Weather 'will keep oil spill from the Bahamas for now'
By ALISON LOWE
Tribune Staff Reporter
EVEN as the southern border of the surface slick emanating from the Gulf oil spill reaches south of Tampa on the western coast of Florida, weather experts say conditions will keep the oil from beginning to head in the direction of the Bahamas for "at least another four or five days" at the earliest.
"Fortunately it seems as though the God of nature has been smiling on us for some time. The wind patterns do not lend support to anything moving towards our area, so from a weather perspective we've been really fortunate. For the next four or five days we don't see anything of concern, but we've still got to be vigilant," said Mike Stubbs, chief climatological officer at the Bahamas Meteorological Department.
However, this bit of good news has not stopped the government and environmental organisations and agencies in the Bahamas preparing for the worst. Calls for volunteers made by the government and groups like the Bahamas National Trust, the Nature Conservancy and Friends of the Earth in Abaco have resulted in hundreds of people throughout the archipelago expressing their willingness to get involved in clean-up efforts should the oil begin to impact Bahamian shores, according to Minister of the Environment Earl Deveaux.

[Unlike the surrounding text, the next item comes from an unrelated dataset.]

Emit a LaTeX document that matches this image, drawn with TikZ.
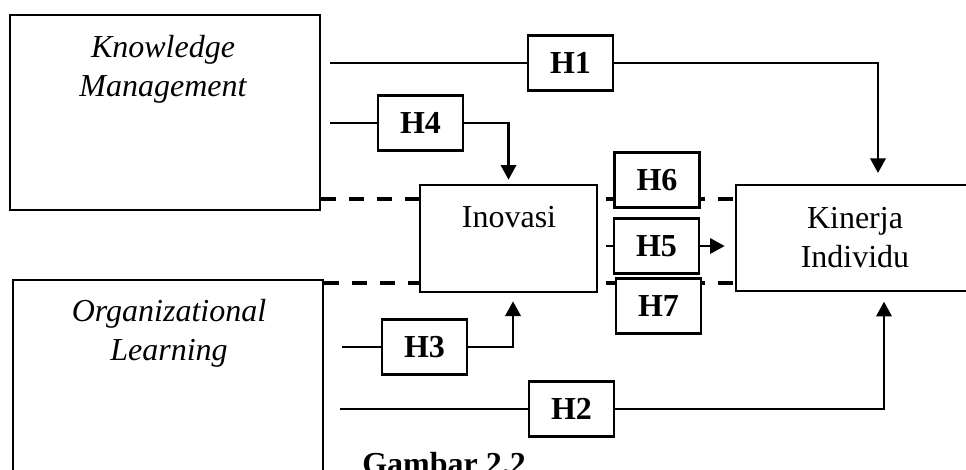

"From what I've seen personally, there are 500 people who have offered to help (in New Providence alone)," said Mr Deveaux, after personally putting out a call for volunteers just over a week ago.
Plans are in place to run training programmes on safe oil clean-up practices for the volunteers at the Royal Bahamas Defence Force base. When this training will commence depends on evidence being in place to provide a "higher degree of certainty" that the oil is set to enter Bahamian waters imminently, so as not to waste resources, said Mr Deveaux.
Bahamian officials are receiving daily briefings on the position of the oil slick emanating from the April 20, 2010, Deepwater Horizon oil rig explosion and subsequent massive oil spill. At present, the oil remains within the Gulf of Mexico, although the Bahamas is not alone within the Caribbean in fearing that the oil will hit the "loop current" and head towards its shores.
"Each day we get report from NOAA (the National Oceanic and Atmospheric Administration). There are two sources, NOAA and the Roff Report, which is a simulation of the eddy currents and the best model that we are advised is out there. It's used widely by mariners. They overlay that with the spill and that establishes where it is," said Mr Deveaux.
Meanwhile, the government, through the Meteorological Office, is liaising with scientists at the University of Miami who are also keeping a watch on the spreading oil. "They will tell us when it shows signs of having reached Key West, and at that stage they estimate it will be a week before Cay Sal gets it," said Mr Deveaux.
"That will be our indicator to mobilise in Cay Sal, and then we have so many days before we need to mobilise in Bimini and so many days from there to mobilise in Grand Bahama," said Mr Deveaux.
A study conducted earlier this month in the Bahamas by the International Maritime Organisation helped the government determine what equipment it will likely need to carry out the clean-up operation, including gloves and shovels for collecting the "tar balls" that are likely to reach Bahamian shores, and which areas are likely to be worst affected.
Mr Deveaux said that "through our contacts with BP", the British Company - which was leasing the oil rig at the time of the explosion - has indicated that it will provide funding for the clean-up equipment. However, given that this may be a slow process the government is willing to go ahead with purchasing the equipment and seeking later reimbursement if necessary.
"We have money in the NEMA (National Emergency Management Agency) account to do that. We're not going to wait," he said.
Mr Deveaux added that the Bahamas will not ultimately be seeking compensation for the oil spill through the United States government or under any other international conventions, but from BP directly or "the British" since the company is of British origin.
He was responding to a report by the Caribbean Disaster and Emergency Management Agency, which described one of the "challenges" for the Caribbean countries that may be affected by the spill as the fact that none of the "main liability and compensatory regimes" available under international conventions address spills from underwater wells, but rather "from tankers and spills of heavy bunker fuels from non-tankers, shipping accidents involving hazardous and noxious substances or spills from ocean-going shipping."
BP has repeatedly said it would pay all legitimate claims for compensation, but has not defined "legitimate."
From the Caribbean's perspective, the major acknowledged threats to the region from the spill include damage from tar balls reaching the shorelines and the possibility of hydrocarbon poisoning of birds and fish that migrate between the Caribbean and the Gulf of Mexico.
US President Barack Obama said Wednesday that BP will place $20 billion in a fund to compensate victims of the spill, with the money to be set aside to insure the oil giant meets its obligations.
It is not clear if this funding, which will not be administered by BP, will only be for US-based victims. Mr Obama said the fund would not supersede the rights of individuals or states to sue BP.
Anyone who wishes to volunteer for the local clean-up should contact the Bahamas National Trust, the Nature Conservancy or Friends of the Earth.